- _TO DO_: Without the pictures, return all of the material exactly as written.

- _SOURCE MATERIAL_:
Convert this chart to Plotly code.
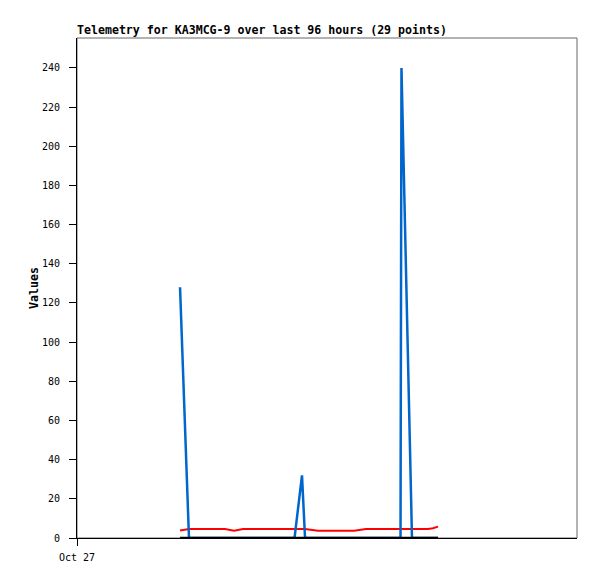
import plotly.graph_objects as go

times = [
    "2023-10-27 19:47", "2023-10-27 21:30", "2023-10-27 23:14", "2023-10-28 00:58",
    "2023-10-28 02:41", "2023-10-28 04:25", "2023-10-28 06:09", "2023-10-28 07:52",
    "2023-10-28 09:36", "2023-10-28 11:31", "2023-10-28 13:26", "2023-10-28 15:33",
    "2023-10-28 17:46", "2023-10-28 19:12", "2023-10-28 19:47", "2023-10-28 22:16",
    "2023-10-29 00:35", "2023-10-29 02:53", "2023-10-29 05:11", "2023-10-29 07:29",
    "2023-10-29 09:48", "2023-10-29 12:06", "2023-10-29 14:07", "2023-10-29 14:18",
    "2023-10-29 16:19", "2023-10-29 17:51", "2023-10-29 19:24", "2023-10-29 20:21",
    "2023-10-29 21:19",
]
blue_vals = [128, 0, 0, 0, 0, 0, 0, 0, 0, 0, 0, 0, 0, 32, 0, 0, 0, 0, 0, 0, 0, 0, 0, 240, 0, 0, 0, 0, 0]
red_vals = [3.8, 4.6, 4.6, 4.6, 4.6, 4.6, 3.7, 4.6, 4.6, 4.6, 4.6, 4.6, 4.6, 4.6, 4.6, 3.7,
            3.7, 3.7, 3.7, 4.6, 4.6, 4.6, 4.6, 4.6, 4.6, 4.6, 4.6, 5.0, 5.8]
black_vals = [0] * 29

y_ticks = list(range(0, 241, 20))
x_tick_vals = ["2023-10-27 00:00"]
x_tick_text = ["Oct 27"]

W, H = 589, 571

fig = go.Figure()
fig.add_trace(go.Scatter(x=times, y=red_vals, mode="lines", line=dict(color="#ff0000", width=2), showlegend=False))
fig.add_trace(go.Scatter(x=times, y=blue_vals, mode="lines", line=dict(color="#0066cc", width=2.5), showlegend=False))
fig.add_trace(go.Scatter(x=times, y=black_vals, mode="lines", line=dict(color="#000000", width=2.5), showlegend=False))

fig.update_layout(
    width=W, height=H,
    margin=dict(l=69, r=20, t=30, b=41),
    paper_bgcolor="white", plot_bgcolor="white",
    title=dict(text="<b>Telemetry for KA3MCG-9 over last 96 hours (29 points)</b>",
               xref="container", yref="container",
               x=69/W, xanchor="left", y=1-22/H, yanchor="middle",
               font=dict(family="DejaVu Sans Mono", size=11.6, color="black")),
    xaxis=dict(type="date", range=["2023-10-27 00:00", "2023-10-31 00:00"],
               tickvals=x_tick_vals, ticktext=x_tick_text,
               showgrid=False, zeroline=False, showline=True, linecolor="black", linewidth=1,
               ticks="outside", ticklen=7, tickcolor="black", ticklabelstandoff=3,
               tickfont=dict(family="DejaVu Sans Mono", size=10, color="black")),
    yaxis=dict(range=[0, 255.3], tickvals=y_ticks,
               showgrid=False, zeroline=False, showline=True, linecolor="black", linewidth=1,
               ticks="outside", ticklen=7, tickcolor="black", ticklabelstandoff=7,
               tickfont=dict(family="DejaVu Sans Mono", size=10, color="black"),
               title=dict(text="<b>Values</b>", standoff=0,
                          font=dict(family="DejaVu Sans Mono", size=11.6, color="black"))),
    shapes=[dict(type="rect", xref="paper", yref="paper", x0=0, y0=0, x1=1, y1=1,
                 line=dict(color="#666666", width=1), layer="below")],
)

fig.write_html("out.html")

- _REPLY TO THE TASK_:
Convert this chart to Plotly code.
import plotly.graph_objects as go

times = [
    "2023-10-27 19:47", "2023-10-27 21:30", "2023-10-27 23:14", "2023-10-28 00:58",
    "2023-10-28 02:41", "2023-10-28 04:25", "2023-10-28 06:09", "2023-10-28 07:52",
    "2023-10-28 09:36", "2023-10-28 11:31", "2023-10-28 13:26", "2023-10-28 15:33",
    "2023-10-28 17:46", "2023-10-28 19:12", "2023-10-28 19:47", "2023-10-28 22:16",
    "2023-10-29 00:35", "2023-10-29 02:53", "2023-10-29 05:11", "2023-10-29 07:29",
    "2023-10-29 09:48", "2023-10-29 12:06", "2023-10-29 14:07", "2023-10-29 14:18",
    "2023-10-29 16:19", "2023-10-29 17:51", "2023-10-29 19:24", "2023-10-29 20:21",
    "2023-10-29 21:19",
]
blue_vals = [128, 0, 0, 0, 0, 0, 0, 0, 0, 0, 0, 0, 0, 32, 0, 0, 0, 0, 0, 0, 0, 0, 0, 240, 0, 0, 0, 0, 0]
red_vals = [3.8, 4.6, 4.6, 4.6, 4.6, 4.6, 3.7, 4.6, 4.6, 4.6, 4.6, 4.6, 4.6, 4.6, 4.6, 3.7,
            3.7, 3.7, 3.7, 4.6, 4.6, 4.6, 4.6, 4.6, 4.6, 4.6, 4.6, 5.0, 5.8]
black_vals = [0] * 29

y_ticks = list(range(0, 241, 20))
x_tick_vals = ["2023-10-27 00:00"]
x_tick_text = ["Oct 27"]

W, H = 589, 571

fig = go.Figure()
fig.add_trace(go.Scatter(x=times, y=red_vals, mode="lines", line=dict(color="#ff0000", width=2), showlegend=False))
fig.add_trace(go.Scatter(x=times, y=blue_vals, mode="lines", line=dict(color="#0066cc", width=2.5), showlegend=False))
fig.add_trace(go.Scatter(x=times, y=black_vals, mode="lines", line=dict(color="#000000", width=2.5), showlegend=False))

fig.update_layout(
    width=W, height=H,
    margin=dict(l=69, r=20, t=30, b=41),
    paper_bgcolor="white", plot_bgcolor="white",
    title=dict(text="<b>Telemetry for KA3MCG-9 over last 96 hours (29 points)</b>",
               xref="container", yref="container",
               x=69/W, xanchor="left", y=1-22/H, yanchor="middle",
               font=dict(family="DejaVu Sans Mono", size=11.6, color="black")),
    xaxis=dict(type="date", range=["2023-10-27 00:00", "2023-10-31 00:00"],
               tickvals=x_tick_vals, ticktext=x_tick_text,
               showgrid=False, zeroline=False, showline=True, linecolor="black", linewidth=1,
               ticks="outside", ticklen=7, tickcolor="black", ticklabelstandoff=3,
               tickfont=dict(family="DejaVu Sans Mono", size=10, color="black")),
    yaxis=dict(range=[0, 255.3], tickvals=y_ticks,
               showgrid=False, zeroline=False, showline=True, linecolor="black", linewidth=1,
               ticks="outside", ticklen=7, tickcolor="black", ticklabelstandoff=7,
               tickfont=dict(family="DejaVu Sans Mono", size=10, color="black"),
               title=dict(text="<b>Values</b>", standoff=0,
                          font=dict(family="DejaVu Sans Mono", size=11.6, color="black"))),
    shapes=[dict(type="rect", xref="paper", yref="paper", x0=0, y0=0, x1=1, y1=1,
                 line=dict(color="#666666", width=1), layer="below")],
)

fig.write_html("out.html")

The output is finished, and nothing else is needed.